9 Details We Never Noticed in Famous Paintings


Artists very often leave special messages in their works. But we are used to looking at paintings as a whole, without paying heed to seemingly insignificant details.

9. The whale that wasn’t

This very modest landscape has concealed the truth for 150 years. A restorer, cleaning the surface of the picture, found on it a painted whale, washed up on the shore. The artist Hendrick van Anthonissen decided to paint over it, thinking a work without a dead animal would be more popular with the audience.

8. The da Vinci code

Members of Italy’s National Committee for Cultural Heritage found the letters “LV” in the right eye of the Mona Lisa. They could indicate the name of the artist, Leonardo da Vinci. Another find is symbols in the bridge, appearing to be the number 72. It is believed that the bridge (destroyed in 1472) behind the woman’s left shoulder is in the Italian city of Bobbio. Perhaps this way Leonardo wanted to hint at the setting.

7. Male or Female?

For a long time, the person in this painting by Caravaggio was considered a woman. Only at the beginning of the 20th century did art critics see a young man in the lute player. A few signs indicate this: the notes are the bass part of Jacques Arcadelt’s “You know I love you and adore you,” as well as the lute and the violin, considered male instruments in Caravaggio’s time.

6. Persephone and Hades

Take a look at this brooch: it shows Persephone, the Greek goddess of harvest and queen of the underworld. According to legend, Persephone was kidnapped by Hades, and the pitchfork in the hands of the farmer is just like Hades’s trident. Grant Wood has scattered many details around: for example, the stitching on the man’s denim overall, the stripes on his shirt, the window frames, and even the plant in the background mimic the shape of the pitchfork.

5. Van Gogh’s turbulence

In 2004, scientists observed vortices of clouds, dust, and gas around a distant star. Interestingly, this phenomenon reminded them of The Starry Night by the Dutchman. After studying the painting, the researchers came to a conclusion: it can be argued that Van Gogh captured one of the most difficult concepts in physics and mathematics — turbulence — on canvas.

4. A fig sign to the Pope

The conflict between Pope Julius II and Michelangelo led to the fact that one of the angels near Prophet Zechariah in the Sistine Chapel mural (the prophet was based on Julius II), folded his fingers in a fig sign. This gesture was thought to be indecent, so people got the hint.

3. A face in a jug

Bacchus, one of the most famous paintings by Caravaggio, looks rather ordinary, but a group of experts managed to see something peculiar inside the lower left of the jug: a miniature self-portrait of the artist.

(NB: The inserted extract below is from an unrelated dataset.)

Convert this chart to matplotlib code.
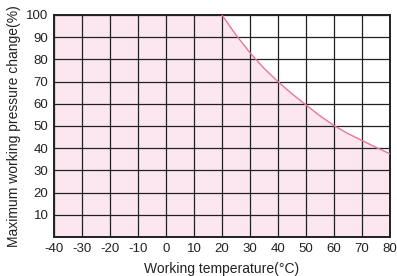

2. Life and death from different angles

The strange object placed in the foreground of The Ambassadors is a skull. Hans Holbein the Younger did a trick: when we look straight at the painting, we see a person immersed in a routine. Death now is almost an illusion not worth any attention. But at the “right” angle, death turns into the only reality, a reality that distorts the life we know.

1. Lady without an ermine

In the original version of the famous painting Lady With an Ermine, there was no ermine. Leonardo da Vinci drew the gray animal and the blue cloak later. For the final version, he even made the animal larger and colored it white. It is assumed that the lady in the picture is the mistress of Duke Ludovico Sforza, and he himself is depicted as an ermine. This animal was the symbol of Sforza’s house.

Bonus: a hidden Van Gogh self-portrait has been recently discovered

The National Galleries of Scotland have recently revealed a previously unknown self-portrait by Vincent van Gogh. The mysterious painting was discovered during an x-ray taken from a painting entitled Head of a Peasant Woman, for an upcoming exhibition. Hidden from view for over a century, the self-portrait is on the back of the canvas, covered by layers of glue and cardboard.

The x-ray shows a bearded man in a brimmed hat with a neckerchief loosely tied at the throat, fixing the viewer with an intense stare — and, to our general surprise, his famous left ear is clearly visible. Now conservators will begin the process of revealing the self-portrait, which is in an uncertain condition beneath layers of adhesive and cardboard, while preserving the original painting.